A row has broken out within republicanism after a flute band was prohibited from attending the annual National Hunger Strike commemoration.
Thousands of people marched along a road bedecked with Irish tricolours from Lifford, Co Donegal, to Strabane on Sunday to remember those who died during the 1981 hunger strikes at the Maze.
It was the first time the event, organised by Sinn Fein, had been held in the Co Tyrone town.
But the family of INLA hunger striker Kevin Lynch announced on Saturday they would be boycotting the event.
Family members withdrew following a row with Sinn Fein over the attendance of the Kevin Lynch Memorial Flute Band (KLMFB).
The band said it had been prohibited from attending the commemoration and claimed it had been told it is no longer welcome at any future Sinn Fein events.

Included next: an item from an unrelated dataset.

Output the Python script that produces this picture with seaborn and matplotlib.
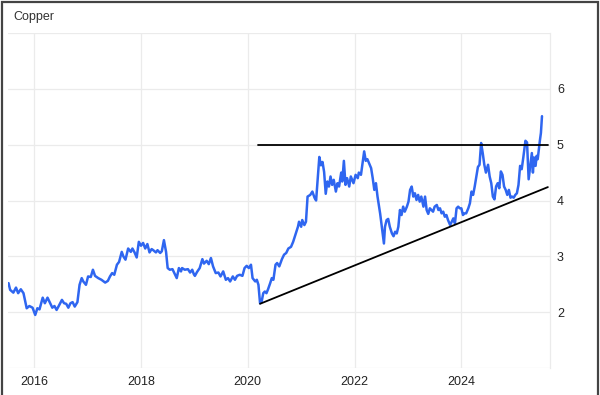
import matplotlib
matplotlib.use("Agg")
import matplotlib.pyplot as plt
import matplotlib.patches as mpatches
import pandas as pd
import seaborn as sns

# copper price (decimal year, USD/lb)
years = [
    2015.52, 2015.55, 2015.61, 2015.66, 2015.70, 2015.75, 2015.80, 2015.86, 2015.91, 2015.97,
    2016.02, 2016.06, 2016.10, 2016.16, 2016.20, 2016.25, 2016.30, 2016.34, 2016.38, 2016.42,
    2016.46, 2016.52, 2016.56, 2016.60, 2016.64, 2016.68, 2016.72, 2016.76, 2016.81, 2016.85,
    2016.89, 2016.92, 2016.97, 2017.01, 2017.06, 2017.10, 2017.14, 2017.20, 2017.26, 2017.33,
    2017.38, 2017.42, 2017.46, 2017.50, 2017.55, 2017.59, 2017.64, 2017.67, 2017.71, 2017.76,
    2017.81, 2017.84, 2017.88, 2017.92, 2017.96, 2018.00, 2018.04, 2018.08, 2018.12, 2018.16,
    2018.20, 2018.23, 2018.28, 2018.31, 2018.36, 2018.39, 2018.43, 2018.47, 2018.50, 2018.54,
    2018.59, 2018.64, 2018.67, 2018.71, 2018.75, 2018.77, 2018.82, 2018.88, 2018.92, 2018.96,
    2018.99, 2019.01, 2019.05, 2019.10, 2019.15, 2019.18, 2019.23, 2019.27, 2019.31, 2019.35,
    2019.40, 2019.45, 2019.49, 2019.54, 2019.59, 2019.63, 2019.67, 2019.72, 2019.76, 2019.80,
    2019.85, 2019.90, 2019.94, 2019.98, 2020.02, 2020.06, 2020.09, 2020.14, 2020.17, 2020.20,
    2020.23, 2020.26, 2020.29, 2020.32, 2020.35, 2020.38, 2020.42, 2020.45, 2020.48, 2020.52,
    2020.55, 2020.59, 2020.64, 2020.68, 2020.72, 2020.76, 2020.81, 2020.85, 2020.90, 2020.94,
    2020.96, 2021.00, 2021.02, 2021.06, 2021.09, 2021.12, 2021.17, 2021.21, 2021.25, 2021.28,
    2021.31, 2021.34, 2021.37, 2021.40, 2021.43, 2021.46, 2021.49, 2021.52, 2021.55, 2021.58,
    2021.61, 2021.65, 2021.68, 2021.71, 2021.75, 2021.77, 2021.80, 2021.83, 2021.86, 2021.90,
    2021.93, 2021.98, 2022.02, 2022.06, 2022.08, 2022.12, 2022.15, 2022.18, 2022.21, 2022.24,
    2022.27, 2022.31, 2022.34, 2022.37, 2022.40, 2022.43, 2022.48, 2022.52, 2022.55, 2022.57,
    2022.60, 2022.63, 2022.66, 2022.70, 2022.73, 2022.76, 2022.79, 2022.82, 2022.85, 2022.88,
    2022.91, 2022.94, 2022.98, 2023.01, 2023.04, 2023.07, 2023.10, 2023.13, 2023.16, 2023.19,
    2023.22, 2023.25, 2023.29, 2023.32, 2023.35, 2023.38, 2023.41, 2023.44, 2023.47, 2023.50,
    2023.54, 2023.57, 2023.60, 2023.63, 2023.66, 2023.69, 2023.72, 2023.75, 2023.79, 2023.82,
    2023.85, 2023.88, 2023.91, 2023.94, 2023.97, 2024.00, 2024.03, 2024.06, 2024.09, 2024.13,
    2024.16, 2024.19, 2024.22, 2024.25, 2024.28, 2024.31, 2024.34, 2024.37, 2024.40, 2024.43,
    2024.46, 2024.50, 2024.53, 2024.56, 2024.59, 2024.62, 2024.65, 2024.68, 2024.71, 2024.74,
    2024.77, 2024.80, 2024.83, 2024.86, 2024.89, 2024.92, 2024.95, 2024.98, 2025.01, 2025.04,
    2025.07, 2025.10, 2025.13, 2025.16, 2025.20, 2025.23, 2025.26, 2025.29, 2025.32, 2025.34,
    2025.36, 2025.39, 2025.41, 2025.43, 2025.45, 2025.47, 2025.49, 2025.51,
]
prices = [
    2.52, 2.40, 2.35, 2.44, 2.34, 2.41, 2.34, 2.07, 2.11, 2.08,
    1.95, 2.07, 2.05, 2.26, 2.16, 2.26, 2.16, 2.08, 2.11, 2.04,
    2.11, 2.22, 2.16, 2.15, 2.08, 2.16, 2.18, 2.10, 2.18, 2.49,
    2.61, 2.55, 2.49, 2.64, 2.63, 2.76, 2.65, 2.61, 2.58, 2.53,
    2.56, 2.64, 2.70, 2.67, 2.85, 2.90, 3.08, 3.00, 2.94, 3.14,
    3.08, 3.14, 3.07, 2.98, 3.26, 3.19, 3.24, 3.14, 3.22, 3.07,
    3.13, 3.11, 3.07, 3.11, 3.06, 3.09, 3.29, 3.08, 2.79, 2.76,
    2.77, 2.67, 2.61, 2.79, 2.73, 2.79, 2.76, 2.77, 2.71, 2.76,
    2.68, 2.65, 2.72, 2.79, 2.95, 2.87, 2.92, 2.86, 2.97, 2.82,
    2.70, 2.71, 2.64, 2.73, 2.58, 2.61, 2.55, 2.64, 2.58, 2.65,
    2.67, 2.65, 2.79, 2.83, 2.79, 2.85, 2.61, 2.55, 2.58, 2.49,
    2.16, 2.19, 2.34, 2.37, 2.34, 2.41, 2.52, 2.61, 2.58, 2.85,
    2.88, 2.82, 2.95, 3.03, 3.06, 3.14, 3.17, 3.26, 3.41, 3.53,
    3.62, 3.53, 3.65, 3.56, 3.62, 4.07, 4.10, 4.16, 4.05, 4.00,
    4.39, 4.78, 4.63, 4.69, 4.51, 4.12, 4.34, 4.25, 4.43, 4.28,
    4.37, 4.16, 4.31, 4.25, 4.50, 4.34, 4.71, 4.28, 4.40, 4.25,
    4.43, 4.31, 4.46, 4.40, 4.50, 4.46, 4.67, 4.88, 4.71, 4.74,
    4.67, 4.58, 4.40, 4.19, 4.31, 4.07, 3.76, 3.46, 3.23, 3.53,
    3.65, 3.67, 3.53, 3.41, 3.36, 3.44, 3.41, 3.53, 3.83, 3.74,
    3.89, 3.80, 3.89, 3.98, 4.19, 4.25, 4.07, 4.13, 4.01, 4.10,
    3.98, 4.07, 3.89, 4.07, 3.83, 3.76, 3.86, 3.83, 3.80, 3.89,
    3.92, 3.83, 3.86, 3.77, 3.80, 3.71, 3.74, 3.65, 3.56, 3.62,
    3.68, 3.59, 3.86, 3.89, 3.86, 3.86, 3.74, 3.77, 3.77, 3.86,
    3.95, 4.16, 4.10, 4.25, 4.43, 4.60, 4.64, 5.03, 4.85, 4.64,
    4.50, 4.64, 4.43, 4.31, 4.07, 4.02, 4.25, 4.31, 4.22, 4.52,
    4.46, 4.25, 4.19, 4.10, 4.19, 4.05, 4.07, 4.05, 4.10, 4.13,
    4.28, 4.62, 4.56, 4.77, 5.07, 5.04, 4.38, 4.62, 4.85, 4.50,
    4.77, 4.62, 4.80, 4.74, 4.91, 5.07, 5.21, 5.51,
]

# drawn annotation lines
resist_x = [2020.20, 2025.62]
resist_y = [5.0, 5.0]
trend_x = [2020.23, 2025.62]
trend_y = [2.15, 4.24]

x_ticks = [2016, 2018, 2020, 2022, 2024]
y_ticks = [2, 3, 4, 5, 6]

sns.set_style("white")
plt.rcParams['font.family'] = ['Liberation Sans', 'DejaVu Sans']

df = pd.DataFrame({'year': years, 'price': prices})

fig = plt.figure(figsize=(6, 3.95), dpi=100)
ax = fig.add_axes([8 / 600, 27 / 395, 542 / 600, 335 / 395])

sns.lineplot(data=df, x='year', y='price', ax=ax, color='#2f66f0', linewidth=1.8)
ax.plot(resist_x, resist_y, color='black', linewidth=1.3)
ax.plot(trend_x, trend_y, color='black', linewidth=1.3)

ax.set_xlim(2015.51, 2025.66)
ax.set_ylim(1, 7)
ax.set_xticks(x_ticks)
ax.set_xticklabels([str(t) for t in x_ticks])
ax.set_yticks([1, 2, 3, 4, 5, 6, 7])
ax.set_yticklabels(['' if t not in y_ticks else str(t) for t in [1, 2, 3, 4, 5, 6, 7]])
ax.yaxis.tick_right()
ax.grid(True, color='#ebebeb', linewidth=0.9)
ax.tick_params(axis='both', length=0, labelsize=9, colors='#222222')
ax.tick_params(axis='y', pad=5)
ax.tick_params(axis='x', pad=6)
ax.set_xlabel('')
ax.set_ylabel('')
for side in ['left', 'top', 'bottom']:
    ax.spines[side].set_visible(False)
ax.spines['right'].set_color('#ebebeb')
ax.spines['right'].set_linewidth(0.9)

fig.text(13 / 600, 1 - 17 / 395, 'Copper', fontsize=9, color='#333333', va='center', ha='left')

# dark frame around the whole picture
fig.patches.append(mpatches.Rectangle((0.004, -0.01), 0.992, 1.006, transform=fig.transFigure,
                                      fill=False, edgecolor='#444444', linewidth=1.6))

fig.savefig('out.png', dpi=100)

In response, the family said it had withdraw all support for the party.
Sinn Fein has come in for heavy criticism over the decision.
A statement posted on Facebook by the band on behalf of the Lynch family has been liked over 500 times, with dozens of people voicing their support for family.
In the statement, the family said it had been “hurt and disgusted” with the actions of Sinn Fein.
Posting on the EastDerry Sinn Fein Facebook page, a party spokesperson said: “We hold the Lynch family in the highest esteem and we deeply regret the family’s decision.
“This was an issue between the bands association and the Kevin Lynch band.
“Sinn Fein worked to attempt to resolve the issue.”
While the SF statement offered no explanation for the ban, KLMFB said: “One definitive reason issued by the Sinn Fein Irish Republican Bands Association is that they view two Scottish bands as anti-Sinn Fein dissident bands, therefore we were breaking the federation rules by marching alongside these bands when attending a Wolfe Tone Commemoration and a Hunger Strike Commemoration recently held in Scotland.”
The band said that, as a consequence of Sinn Fein’s decision, the family would no longer vote for the party, and would no longer support any Sinn Fein events or fundraising.
Kevin Lynch’s belongings have been removed from Dungiven Sinn Fein museum, it added.
The family said it had been “truly humbled” by the support it had received.
The News Letter has contacted Sinn Fein for comment.
Lynch, from the village of Park near Dungiven in Co Londonderry, was arrested in December 1976 and charged with a number of offences including conspiracy to steal weapons from security forces.
He received a ten-year sentence in December 1977. He spent 71 days on hunger strike from May 1981, and died on August 1, 1981.